#### WRITTEN REQUEST:
Your task is to copy the listing exactly, with the pictures left out.

#### DATA SECTION:
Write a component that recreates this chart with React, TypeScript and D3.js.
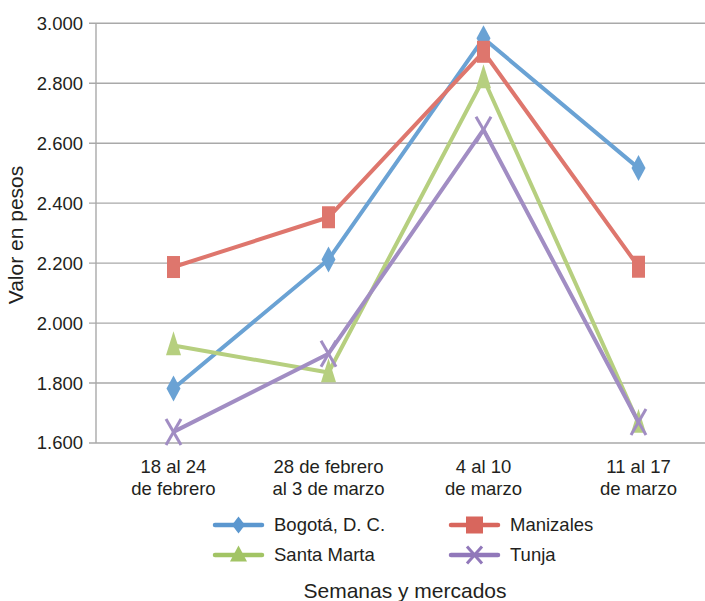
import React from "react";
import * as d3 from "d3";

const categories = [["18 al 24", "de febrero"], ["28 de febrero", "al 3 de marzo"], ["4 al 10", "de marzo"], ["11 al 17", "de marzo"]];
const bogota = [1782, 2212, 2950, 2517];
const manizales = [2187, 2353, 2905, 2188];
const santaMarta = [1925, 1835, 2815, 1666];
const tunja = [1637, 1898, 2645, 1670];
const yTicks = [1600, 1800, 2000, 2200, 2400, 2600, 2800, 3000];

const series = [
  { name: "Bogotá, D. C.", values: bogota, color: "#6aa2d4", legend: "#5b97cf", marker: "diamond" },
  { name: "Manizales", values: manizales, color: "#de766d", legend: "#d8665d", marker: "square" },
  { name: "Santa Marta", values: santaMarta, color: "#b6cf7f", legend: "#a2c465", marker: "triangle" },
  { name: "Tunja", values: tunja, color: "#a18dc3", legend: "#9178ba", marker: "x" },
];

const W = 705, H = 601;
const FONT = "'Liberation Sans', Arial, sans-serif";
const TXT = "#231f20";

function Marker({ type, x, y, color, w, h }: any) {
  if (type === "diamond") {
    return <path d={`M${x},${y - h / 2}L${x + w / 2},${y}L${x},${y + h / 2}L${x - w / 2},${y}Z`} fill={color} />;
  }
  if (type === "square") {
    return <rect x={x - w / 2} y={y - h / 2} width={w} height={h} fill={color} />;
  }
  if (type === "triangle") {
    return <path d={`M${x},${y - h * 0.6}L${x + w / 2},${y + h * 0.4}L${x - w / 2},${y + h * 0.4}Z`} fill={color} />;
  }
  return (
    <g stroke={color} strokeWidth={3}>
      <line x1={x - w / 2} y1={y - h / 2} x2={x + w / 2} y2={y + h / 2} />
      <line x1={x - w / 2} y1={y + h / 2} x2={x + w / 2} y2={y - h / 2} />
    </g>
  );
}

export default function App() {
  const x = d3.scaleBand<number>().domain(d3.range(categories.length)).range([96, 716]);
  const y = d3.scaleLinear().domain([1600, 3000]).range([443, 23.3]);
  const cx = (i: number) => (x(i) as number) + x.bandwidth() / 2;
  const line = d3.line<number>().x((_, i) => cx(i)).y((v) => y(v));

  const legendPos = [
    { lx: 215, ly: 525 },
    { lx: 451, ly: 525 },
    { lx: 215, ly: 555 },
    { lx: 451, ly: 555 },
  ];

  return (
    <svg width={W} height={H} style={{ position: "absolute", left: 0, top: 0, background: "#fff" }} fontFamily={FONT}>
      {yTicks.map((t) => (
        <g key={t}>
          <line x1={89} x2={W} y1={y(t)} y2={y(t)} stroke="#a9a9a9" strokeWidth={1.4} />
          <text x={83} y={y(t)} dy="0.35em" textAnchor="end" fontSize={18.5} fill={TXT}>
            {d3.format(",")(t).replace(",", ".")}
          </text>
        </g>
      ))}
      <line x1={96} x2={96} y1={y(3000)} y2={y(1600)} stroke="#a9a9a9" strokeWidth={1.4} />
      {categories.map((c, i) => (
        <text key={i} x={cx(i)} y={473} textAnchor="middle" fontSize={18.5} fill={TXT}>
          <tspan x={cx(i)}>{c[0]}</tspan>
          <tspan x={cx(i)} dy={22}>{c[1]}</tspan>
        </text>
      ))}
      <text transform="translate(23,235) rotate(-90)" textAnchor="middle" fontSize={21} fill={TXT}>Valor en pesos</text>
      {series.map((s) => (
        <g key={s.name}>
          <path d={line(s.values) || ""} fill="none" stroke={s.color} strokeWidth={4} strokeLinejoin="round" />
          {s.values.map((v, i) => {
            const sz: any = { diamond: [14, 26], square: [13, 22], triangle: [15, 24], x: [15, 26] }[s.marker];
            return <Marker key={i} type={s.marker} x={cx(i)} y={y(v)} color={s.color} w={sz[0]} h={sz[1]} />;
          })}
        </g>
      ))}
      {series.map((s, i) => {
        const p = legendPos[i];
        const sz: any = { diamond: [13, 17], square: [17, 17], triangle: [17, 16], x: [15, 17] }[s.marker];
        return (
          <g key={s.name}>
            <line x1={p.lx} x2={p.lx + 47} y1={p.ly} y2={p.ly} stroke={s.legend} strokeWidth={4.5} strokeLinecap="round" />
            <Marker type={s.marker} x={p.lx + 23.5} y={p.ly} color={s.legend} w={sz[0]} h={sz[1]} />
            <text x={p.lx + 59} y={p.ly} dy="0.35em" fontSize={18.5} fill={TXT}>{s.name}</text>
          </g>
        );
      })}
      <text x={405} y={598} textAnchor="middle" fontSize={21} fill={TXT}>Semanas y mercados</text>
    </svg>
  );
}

#### OUTPUT OF THE TASK:
Write a component that recreates this chart with React, TypeScript and D3.js.
import React from "react";
import * as d3 from "d3";

const categories = [["18 al 24", "de febrero"], ["28 de febrero", "al 3 de marzo"], ["4 al 10", "de marzo"], ["11 al 17", "de marzo"]];
const bogota = [1782, 2212, 2950, 2517];
const manizales = [2187, 2353, 2905, 2188];
const santaMarta = [1925, 1835, 2815, 1666];
const tunja = [1637, 1898, 2645, 1670];
const yTicks = [1600, 1800, 2000, 2200, 2400, 2600, 2800, 3000];

const series = [
  { name: "Bogotá, D. C.", values: bogota, color: "#6aa2d4", legend: "#5b97cf", marker: "diamond" },
  { name: "Manizales", values: manizales, color: "#de766d", legend: "#d8665d", marker: "square" },
  { name: "Santa Marta", values: santaMarta, color: "#b6cf7f", legend: "#a2c465", marker: "triangle" },
  { name: "Tunja", values: tunja, color: "#a18dc3", legend: "#9178ba", marker: "x" },
];

const W = 705, H = 601;
const FONT = "'Liberation Sans', Arial, sans-serif";
const TXT = "#231f20";

function Marker({ type, x, y, color, w, h }: any) {
  if (type === "diamond") {
    return <path d={`M${x},${y - h / 2}L${x + w / 2},${y}L${x},${y + h / 2}L${x - w / 2},${y}Z`} fill={color} />;
  }
  if (type === "square") {
    return <rect x={x - w / 2} y={y - h / 2} width={w} height={h} fill={color} />;
  }
  if (type === "triangle") {
    return <path d={`M${x},${y - h * 0.6}L${x + w / 2},${y + h * 0.4}L${x - w / 2},${y + h * 0.4}Z`} fill={color} />;
  }
  return (
    <g stroke={color} strokeWidth={3}>
      <line x1={x - w / 2} y1={y - h / 2} x2={x + w / 2} y2={y + h / 2} />
      <line x1={x - w / 2} y1={y + h / 2} x2={x + w / 2} y2={y - h / 2} />
    </g>
  );
}

export default function App() {
  const x = d3.scaleBand<number>().domain(d3.range(categories.length)).range([96, 716]);
  const y = d3.scaleLinear().domain([1600, 3000]).range([443, 23.3]);
  const cx = (i: number) => (x(i) as number) + x.bandwidth() / 2;
  const line = d3.line<number>().x((_, i) => cx(i)).y((v) => y(v));

  const legendPos = [
    { lx: 215, ly: 525 },
    { lx: 451, ly: 525 },
    { lx: 215, ly: 555 },
    { lx: 451, ly: 555 },
  ];

  return (
    <svg width={W} height={H} style={{ position: "absolute", left: 0, top: 0, background: "#fff" }} fontFamily={FONT}>
      {yTicks.map((t) => (
        <g key={t}>
          <line x1={89} x2={W} y1={y(t)} y2={y(t)} stroke="#a9a9a9" strokeWidth={1.4} />
          <text x={83} y={y(t)} dy="0.35em" textAnchor="end" fontSize={18.5} fill={TXT}>
            {d3.format(",")(t).replace(",", ".")}
          </text>
        </g>
      ))}
      <line x1={96} x2={96} y1={y(3000)} y2={y(1600)} stroke="#a9a9a9" strokeWidth={1.4} />
      {categories.map((c, i) => (
        <text key={i} x={cx(i)} y={473} textAnchor="middle" fontSize={18.5} fill={TXT}>
          <tspan x={cx(i)}>{c[0]}</tspan>
          <tspan x={cx(i)} dy={22}>{c[1]}</tspan>
        </text>
      ))}
      <text transform="translate(23,235) rotate(-90)" textAnchor="middle" fontSize={21} fill={TXT}>Valor en pesos</text>
      {series.map((s) => (
        <g key={s.name}>
          <path d={line(s.values) || ""} fill="none" stroke={s.color} strokeWidth={4} strokeLinejoin="round" />
          {s.values.map((v, i) => {
            const sz: any = { diamond: [14, 26], square: [13, 22], triangle: [15, 24], x: [15, 26] }[s.marker];
            return <Marker key={i} type={s.marker} x={cx(i)} y={y(v)} color={s.color} w={sz[0]} h={sz[1]} />;
          })}
        </g>
      ))}
      {series.map((s, i) => {
        const p = legendPos[i];
        const sz: any = { diamond: [13, 17], square: [17, 17], triangle: [17, 16], x: [15, 17] }[s.marker];
        return (
          <g key={s.name}>
            <line x1={p.lx} x2={p.lx + 47} y1={p.ly} y2={p.ly} stroke={s.legend} strokeWidth={4.5} strokeLinecap="round" />
            <Marker type={s.marker} x={p.lx + 23.5} y={p.ly} color={s.legend} w={sz[0]} h={sz[1]} />
            <text x={p.lx + 59} y={p.ly} dy="0.35em" fontSize={18.5} fill={TXT}>{s.name}</text>
          </g>
        );
      })}
      <text x={405} y={598} textAnchor="middle" fontSize={21} fill={TXT}>Semanas y mercados</text>
    </svg>
  );
}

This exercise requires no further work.